24 October 2015, Sweetcrude, Lagos – The World Bank says it is lowering its 2015 forecast for crude oil prices from 57 dollars per barrel in its July report to 52 dollars per barrel.
This is according to the bank’s new Commodity Markets Outlook, a quarterly update on the state of the international commodity markets.
The update was derived from the World Bank’s website.
It stated that the revised forecast reflected a further slowing in global economic performance, high current oil inventories and expectations that Iranian oil exports would rise after the lifting of international sanctions.
It said that the Bank’s Energy Price Index tumbled 17 per cent in the third quarter of 2015 from the previous three-month period.
“This was led by a renewed plunge in oil prices prompted by expectations of slower global growth, particularly in China and other emerging markets, abundant supplies and prospects of higher Iranian exports next year.”
It also said that energy prices were expected to average 43 per cent lower in 2015 than in 2014.
For commodities excluding energy, the bank reports a five per cent decline in prices in the third quarter and forecasts that non-energy prices will register a 14 per cent decline in 2015 from the previous year’s levels.
It quoted John Baffes, Senior Economist and lead author of Commodity Markets Outlook as saying “we see a five-year-long slide in most commodity prices continuing in the third quarter of 2015.
“There are sufficient inventories of oil and other commodities and demand is weak, especially for industrial commodities, which is why prices may stay persistently low”.
The statement also said that there were possible effects of the Iran Nuclear Agreement on global energy markets.
It said that within several months, Iran could increase crude oil production by 0.5-0.7 million barrels per day (mb/d), potentially reaching a 2011 pre-sanctions level of 3.6 mb/d.
In addition, Iran could immediately begin exporting from its 40 million barrels of floating storage of oil.
This is because since Iran has the largest known gas global reserves (18 per cent of the world total), it has the potential to produce and export a significant volume of natural gas over the long term.

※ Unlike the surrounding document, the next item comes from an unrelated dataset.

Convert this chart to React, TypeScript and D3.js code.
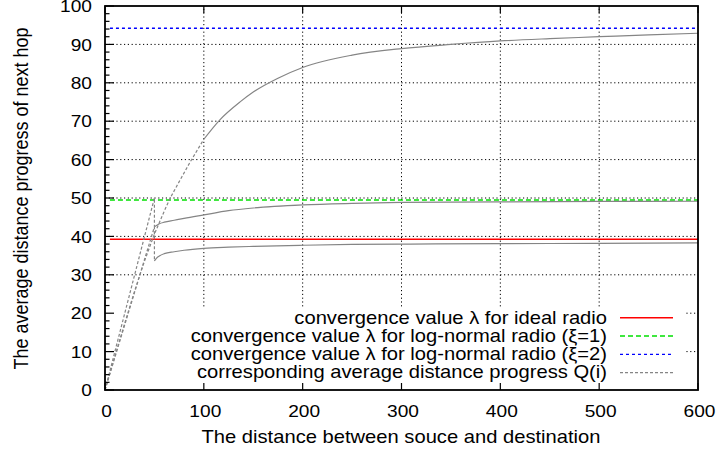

It quoted Ayhan Kose, Director of the World Bank’s Development Prospects Group as saying “the potential impact of Iranian oil and gas exports on global and regional markets could be large over the long term”.
However, uncertainty about Iran’s capacity to ramp up exports adds to risks to the energy-price forecast.
These downside risks, the statement said, might include higher-than-expected OPEC production and continuing falling costs along with improved productivity of the U.S. shale oil industry.
Slowing demand and high stocks could further weigh on oil prices.
Upside risks include an accelerating decline in U.S. shale oil output, and reduced supply because of geopolitical events.
The outlook provides detailed market analysis for major commodities groups, including energy, metals, agriculture, precious metals, and fertilisers.
According to the report, “Metals prices fell 12 per cent in third quarter, the fourth consecutive quarterly decline, reflecting slowing demand, notably from China.
“The World Bank projects metals prices to fall by 16 per cent in 2015.
“Precious metals prices fell seven percent in the third quarter and are likely to slide another eight per cent in 2015 on lower investment demand.
“Agricultural commodity prices fell by more than two per cent in the quarter and are likely to fall by 13 per cent in 2015, reflecting abundant supplies and high levels of existing grain stocks.
“Fertilizer prices fell one percent in the third quarter, and may decline by one percent in 2015, because of weak demand, and rising supply.”